If I have extra time and not extra money I can choose the bus or bike share (cost is fixed so its essentially ‘free’ after the membership) but if I’m running late or its cold and I have money to spend I can choose Car2Go. Choice and flexibility are the beauty of this new economy.
The new economic and social realities of the Millienals and the passing of the boomers and older generations are removing both the need for personal ownership of so much ‘stuff’, the stigma of other transportation modes and the territoriality and suspicion with ‘strangers’ that has been a byproduct of the ill-fated American Dream of the 20th Century.
Andre says
Hear, hear to Jon’s comment. Human greed has created outlandishly large, and thus inefficient, vehicles, housing, etc. A downsizing would make private ownership much more cheaper instead of a further march towards “everyone belongs to everyone else” mentality.
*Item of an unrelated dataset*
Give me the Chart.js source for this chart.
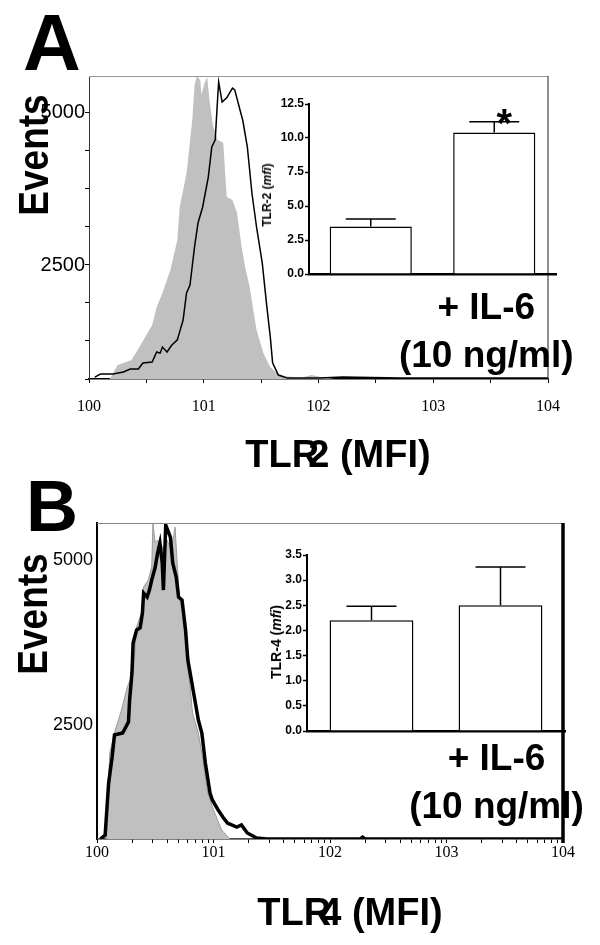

(Full disclosure: I use and love bike-sharing services, and other sharing services. But they should not be the standard, but a very viable option.)
wkg in bham says
The article and comments brought to mind an idea of Jane Jacobs she discussed in her book “Cities and the Wealth of Nations” (highly recommended). The gist of the idea is cities become economically strong via import replacement. Two ideas here are replacing imported cars and gasoline with locally sources products (services in this case). Taking this idea even further, a city would strengthen itself even farther if it developed a vehicle manufacturing capability (could range from bikes, to cars to buses….) and develop an export market. Some of the commenters have hit on the revenue generating capability of ideas rather than expense reduction — this is kind of what I mean. You’re not creating real wealth until you’ve created a product that can be exported and sold for money.
George Mattei says
This post mad me thing of early 1900’s America. Really, the description of the “future” sounds much more like that past than the present. In the old days, people were very connected with their neighbors and they shared quite a bit, including transit. Perhaps technology will bring those days back, albeit in a different form.